Al campo mexicano se le
exigió entre 1940 y 1970 las tres contribuciones básicas de la
agricultura al desarrollo: divisas, bienes salario y mano de obra
barata. Cumplió con creces siendo un sostén crucial para el crecimiento
económico de México. A finales de los 60 el campo entró en una crisis de
reproducción de la economía campesina y poco después de la misma
producción de alimentos.
En los años 70 se intenta enfrentar esa crisis a partir de un enfoque
centrado en la expansión del intervencionismo estatal. La crisis de la
deuda y los mismos procesos de globalización y apertura comercial llevan
en los 90 a un enfoque cuyo énfasis mayor y casi único estuvo centrado
en el papel de los mercados.
Dado estos avatares parece legítimo preguntarse ¿qué tipo de campo
queremos?
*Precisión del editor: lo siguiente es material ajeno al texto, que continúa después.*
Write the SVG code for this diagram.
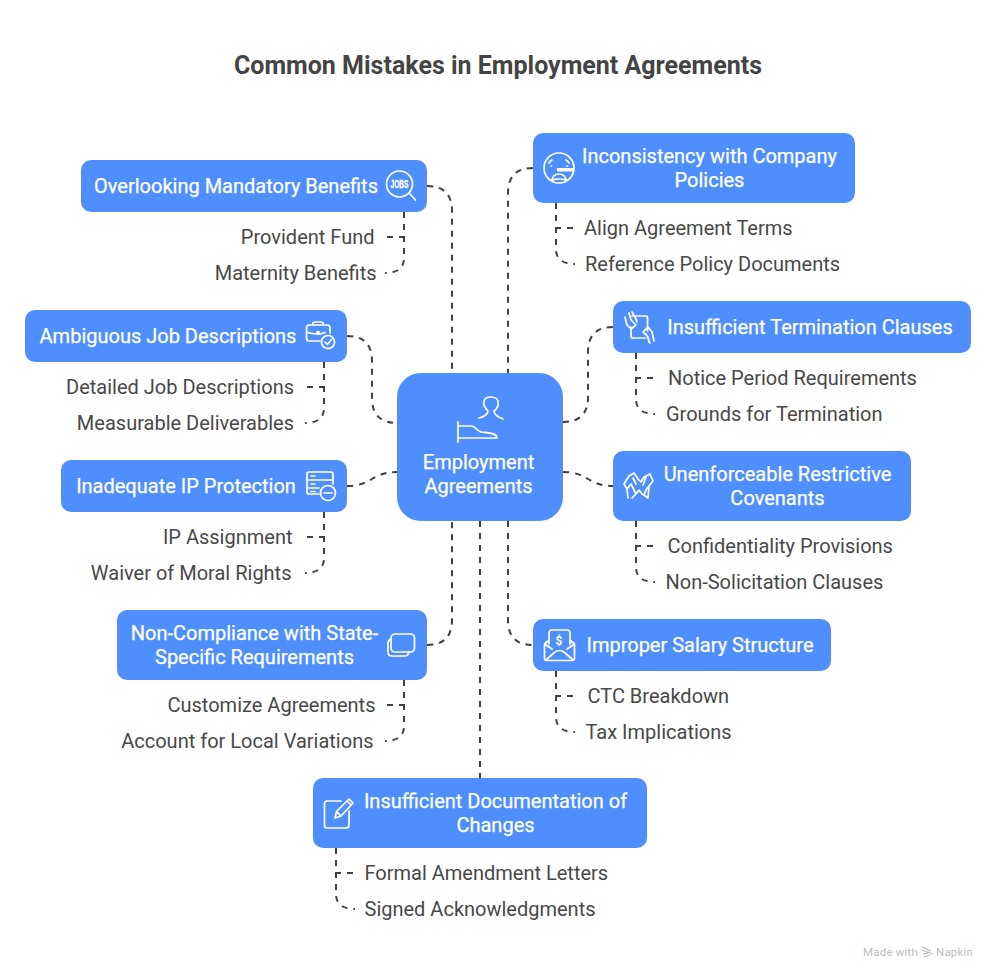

A juzgar por las políticas realmente puestas en marcha se
quería un campo que dejara de ser campo o dicho de otra forma un campo
que en términos de producto interno bruto, de población económicamente
activa y de población rural fuera marginal. Pero ello requería una
economía que creciera generando más empleos formales en los sectores
secundarios y terciarios y que los mercados funcionaran mejor sin
intervenciones del Estado.
Como sabemos esa visión fue contradicha por la realidad: el
crecimiento y el empleo formal no estuvieron a la par de las
predicciones de quienes consideraban que el mejor campo era un campo sin
campesinos. Y las crisis alimentaria de 2007-2008 puso en guardia a
quienes suponían que no se necesitaba producir alimentos internamente
porque siempre se podrían comprar a mejores precios en el mercado
internacional.
Las sociedades agrarias mexicanas están vivas, pero dañadas económica
y socialmente, acosadas por empresas mineras y megaproyectos, crimen
organizado y una burocracia corrupta y voraz. Sus fuentes de ingreso se
han modificado drásticamente. El ingreso no salarial asociado a la
producción agrícola se ha reducido. El salario por actividades no
agrícolas es la principal fuente de ingreso para todos, excepto los más
pobres, que dependen de las transferencias públicas. Para muchas
familias las remesas se han constituido en fuente decisiva de su
ingreso. La población rural no representa 20 por ciento del total de la
población, sino más de 35 por ciento de los más de 120 millones de
mexicanos.
Las sociedades agrarias mexicanas no son vestigios del pasado,
sino testimonios lacerantes de un presente injusto que las margina.
Pero podrían ser faros de un futuro de prosperidad inclusiva.
Hay dos caminos: el que se ha intentado aplicar con recurrencia, que
es desposeerlas de sus recursos o el que se podría transitar desde ahora
reconociendo su potencial productivo, su base cultural, sus redes
sociales de cooperación y solidaridad, y desde esa plataforma impulsar
el rescate del campo mexicano.
En el siguiente artículo sustentaré esta visión en datos y
explicaciones. Este no es un ejercicio individual, ya que parto de la
aportación que 15 expertos en temas rurales y medioambientales
cristalizan en un documento titulado Por una nueva sociedad rural,
firmado por Kirsten Appendini, Julia Carabias, Alfonso Cebreros, Max
Correa, Isabel Cruz, Jaime de la Mora, Enrique del Val, Margarita
Flores, Gustavo Gordillo, Sergio Madrid, Francisco Mayorga, Hector
Robles, José Sarukhan, John Scott y Antonio Yunez.
Este documento es resultado de una iniciativa de Centro
Latinoamericano para el Desarrollo Rural (Rimisp), con el apoyo del
Fondo Internacional para el Desarrollo Agrícola y la Fundación Ford.
El Rimisp es una red de articulación y generación de conocimiento
para el desarrollo de los territorios latinoamericanos. Su trabajo se
orienta a analizar las causas de las brechas territoriales en América
Latina, aportar en la elaboración de políticas públicas y en la
articulación de actores para un desarrollo territorial más equitativo.